Pritunl VPN behind Azure App Proxy

Hey guys, i have a running pritunl vpn server in my company in our internal network currently configured with a nat. The Webserver part of pritunl is only accessible from within the network for security reasons. Though once conencted to it and after settting up their vpn profile, they can normally connect to the vpn.

Now we are migrating all of our internal services to “Azure App Proxy” which is basically a proxy provided by microsoft azure to give external access to internal resources. The catch is, that one can configure things like pre-authentication through entra id (formerly azure ad) and we would like to use that for pritunl aswell.

So my question here is, is this possible for pritunl? I have found this in the documentation but i am unsure if this is what would do the trick Security ?
How would i need to configure this then?

Azure App Proxy is quite simple to configure, i just need to provide an external url and an internal url and the proxy is basically doing the rest. You can configure separate subdomains and even subfolders with different settings if this helps.

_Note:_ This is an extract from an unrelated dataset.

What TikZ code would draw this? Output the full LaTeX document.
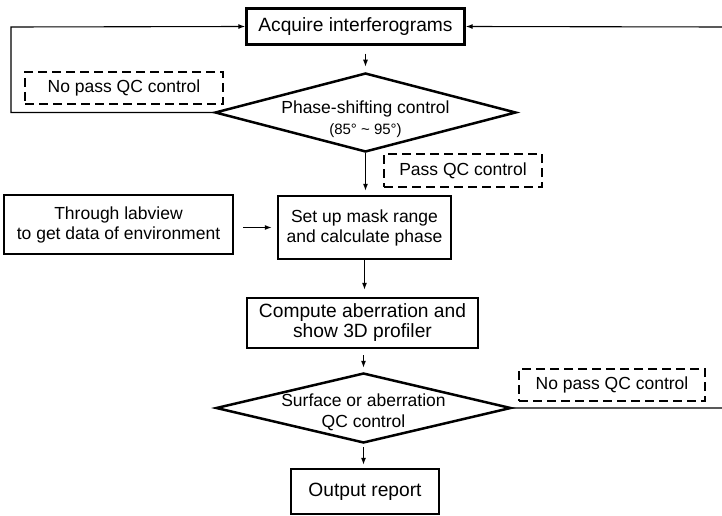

So for the webui i could configure vpnweb.company .com or vpn.company .com/web with pre-authentication and leave vpn.company .com or vpn.company .com/vpn without pre-auth through the azure app proxy.

Hopefully someone can help me figure out, how i can get this. I guess also a problem is the internal nat that is being done?

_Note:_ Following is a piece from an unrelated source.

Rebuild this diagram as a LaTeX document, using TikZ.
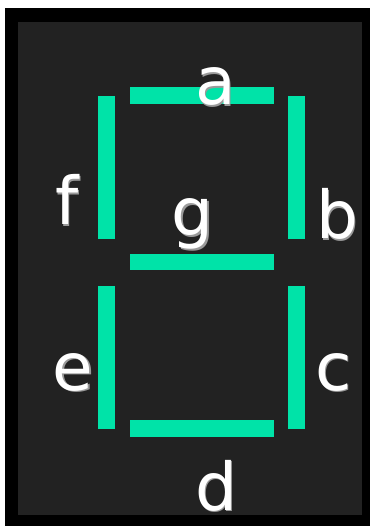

The design of the client won’t work with that system. If you don’t plan on using any of the features that require the client to communicate with the Pritunl web server access to the web server isn’t required. Features that require the client to access the web server include single sign-on connection authentication (this does not include single sign-on without connection authentication), dynamic firewall, configuration sync, WireGuard and importing profiles with the URI. Profiles can still be imported by clicking show more on the profile page and downloading the profile archive to import into Pritunl.

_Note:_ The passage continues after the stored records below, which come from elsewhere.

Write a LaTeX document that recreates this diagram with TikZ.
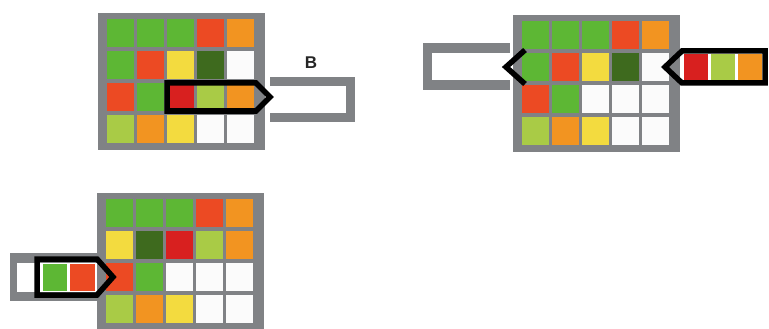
\documentclass[tikz,border=0pt]{standalone}
\usepackage{fontspec}
\setmainfont{Liberation Sans}
\definecolor{gframe}{HTML}{808285}
\definecolor{cg}{HTML}{5DB734}
\definecolor{cr}{HTML}{EC4A23}
\definecolor{co}{HTML}{F29421}
\definecolor{cy}{HTML}{F3DB3F}
\definecolor{cd}{HTML}{3E6A1E}
\definecolor{cl}{HTML}{A9CB46}
\definecolor{cR}{HTML}{D8201F}
\definecolor{cw}{HTML}{FBFBFB}
\newcommand{\drawcellgrid}[3]{%
  \fill[gframe] (#1,#2) rectangle ++(167,137);
  \foreach \row [count=\r from 0] in {#3} {
    \foreach \c [count=\k from 0] in \row {
      \fill[\c] ({#1+9+30*\k},{#2+6+32*\r}) rectangle ++(27,28);
    }
  }%
}
\begin{document}
\begin{tikzpicture}[x=1pt,y=-1pt,
  arrowline/.style={draw=black,line width=5.5pt,line join=miter},
  tubefill/.style={fill=gframe}]
\useasboundingbox[fill=white] (0,0) rectangle (769,329);
% grid 1
\drawcellgrid{98}{13}{{cg,cg,cg,cr,co},{cg,cr,cy,cd,cw},{cr,cg,cR,cl,co},{cl,co,cy,cw,cw}}
% tube B
\fill[tubefill] (270,77) rectangle (355,122);
\fill[white] (270,86) rectangle (346,113);
\node[font=\bfseries\fontsize{17}{17}\selectfont,text=black!85] (blabel) at (311,63) {B};
\draw[arrowline] (167,83) -- (256,83) -- (270,97) -- (256,111) -- (167,111) -- cycle;
% grid 2
\drawcellgrid{513}{15}{{cg,cg,cg,cr,co},{cg,cr,cy,cd,cw},{cr,cg,cw,cw,cw},{cl,co,cy,cw,cw}}
\fill[tubefill] (423,43) rectangle (510,90);
\fill[white] (432,53) rectangle (510,80);
\draw[arrowline] (525,50) -- (506,67) -- (525,84);
\fill[cR] (684,54) rectangle (708,80);
\fill[cl] (711,54) rectangle (735,80);
\fill[co] (738,54) rectangle (762,80);
\draw[arrowline] (765,51) -- (682,51) -- (665,67) -- (682,83) -- (765,83) -- cycle;
% grid 3
\drawcellgrid{97}{193}{{cg,cg,cg,cr,co},{cy,cd,cR,cl,co},{cr,cg,cw,cw,cw},{cl,co,cy,cw,cw}}
\fill[tubefill] (10,253) rectangle (97,301);
\fill[white] (17,263) rectangle (97,292);
\fill[cg] (43,264) rectangle (67,291);
\fill[cr] (70,264) rectangle (95,291);
\draw[arrowline] (37,259) -- (97,259) -- (113,277) -- (97,295) -- (37,295) -- cycle;
\end{tikzpicture}
\end{document}
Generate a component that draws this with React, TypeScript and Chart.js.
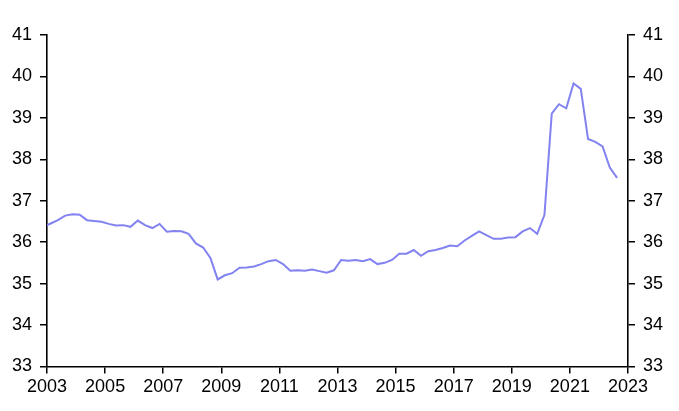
import { useEffect, useRef } from "react"
import { Chart, type ChartConfiguration, registerables } from "chart.js"

Chart.register(...registerables)

// quarterly series, 2002 Q4 to 2022 Q3 (plotted mid-quarter; the first point sits just left of the axis)
const values = [
  36.37, 36.45, 36.53, 36.64, 36.67, 36.66, 36.53, 36.51, 36.49, 36.44,
  36.40, 36.41, 36.37, 36.52, 36.41, 36.34, 36.44, 36.25, 36.27, 36.26,
  36.20, 35.97, 35.87, 35.62, 35.10, 35.20, 35.25, 35.38, 35.39, 35.41,
  35.47, 35.54, 35.57, 35.47, 35.31, 35.32, 35.31, 35.34, 35.30, 35.26,
  35.32, 35.57, 35.55, 35.57, 35.54, 35.59, 35.47, 35.50, 35.57, 35.72,
  35.72, 35.81, 35.67, 35.78, 35.81, 35.86, 35.92, 35.90, 36.04, 36.15,
  36.26, 36.17, 36.08, 36.08, 36.11, 36.12, 36.26, 36.34, 36.20, 36.66,
  39.10, 39.33, 39.23, 39.83, 39.70, 38.49, 38.42, 38.31, 37.80, 37.55,
]

const xMin = 2003
const xMax = 2023
const xStep = 2
const yMin = 33
const yMax = 41

// quarter labels matching the values above
const quarters: string[] = ["2002 Q4"]
for (let y = 2003; quarters.length < values.length; y++) {
  for (let q = 1; q <= 4 && quarters.length < values.length; q++) {
    quarters.push(`${y} Q${q}`)
  }
}

const points = quarters.map((label, i) => {
  const year = Number(label.slice(0, 4))
  const q = Number(label.slice(6))
  return { x: year + (q - 0.5) / 4, y: values[i] }
})

const FONT = { family: "'Liberation Sans', Arial, sans-serif", size: 18 }

export default function App() {
  const chartRef = useRef<HTMLCanvasElement>(null)
  const chartInstance = useRef<Chart | null>(null)

  useEffect(() => {
    if (!chartRef.current) return
    if (chartInstance.current) chartInstance.current.destroy()
    const ctx = chartRef.current.getContext("2d")
    if (!ctx) return

    const axisGrid = {
      drawOnChartArea: false,
      drawTicks: true,
      tickLength: 7,
      color: "#000000",
      lineWidth: 1.5,
    }
    const axisBorder = { display: true, color: "#000000", width: 1.6 }
    const yTicks = { stepSize: 1, color: "#000000", font: FONT, padding: 8 }

    const config: ChartConfiguration = {
      type: "line",
      data: {
        datasets: [
          {
            data: points,
            borderColor: "#8282f0",
            borderWidth: 2,
            pointRadius: 0,
            tension: 0,
            fill: false,
          },
        ],
      },
      options: {
        animation: false,
        responsive: true,
        maintainAspectRatio: false,
        layout: { padding: { top: 35, left: 4, right: 8, bottom: 10 } },
        plugins: {
          legend: { display: false },
          tooltip: { enabled: false },
        },
        scales: {
          x: {
            type: "linear",
            min: xMin,
            max: xMax,
            grid: axisGrid,
            border: axisBorder,
            ticks: {
              stepSize: xStep,
              maxRotation: 0,
              color: "#000000",
              font: FONT,
              padding: 3,
              callback: (v) => String(v),
            },
          },
          y: {
            position: "left",
            min: yMin,
            max: yMax,
            grid: axisGrid,
            border: axisBorder,
            ticks: yTicks,
          },
          y2: {
            position: "right",
            min: yMin,
            max: yMax,
            grid: axisGrid,
            border: axisBorder,
            ticks: yTicks,
          },
        },
      },
    }

    chartInstance.current = new Chart(ctx, config)

    return () => {
      if (chartInstance.current) {
        chartInstance.current.destroy()
        chartInstance.current = null
      }
    }
  }, [])

  return (
    <div style={{ position: "absolute", left: 0, top: 0, width: 679, height: 411, background: "#ffffff" }}>
      <canvas ref={chartRef} />
    </div>
  )
}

There is little benefit from adding additional authentication to the web server. The web server is already well hardened. When running on a RHEL distribution the web process has included SELinux profiles to restrict the process. The command sudo pritunl set app.web_systemd true will also run the web server in a separate systemd service with the systemd isolation options. The high security environment documentation has more information.

The OpenVPN process is a significantly higher risk than the web server and this risk can be almost fully removed by keeping the web server open and using the dynamic firewall to keep the OpenVPN port closed. This will keep the port to the OpenVPN process closed until the client validates their IP address with an authentication request to the web server.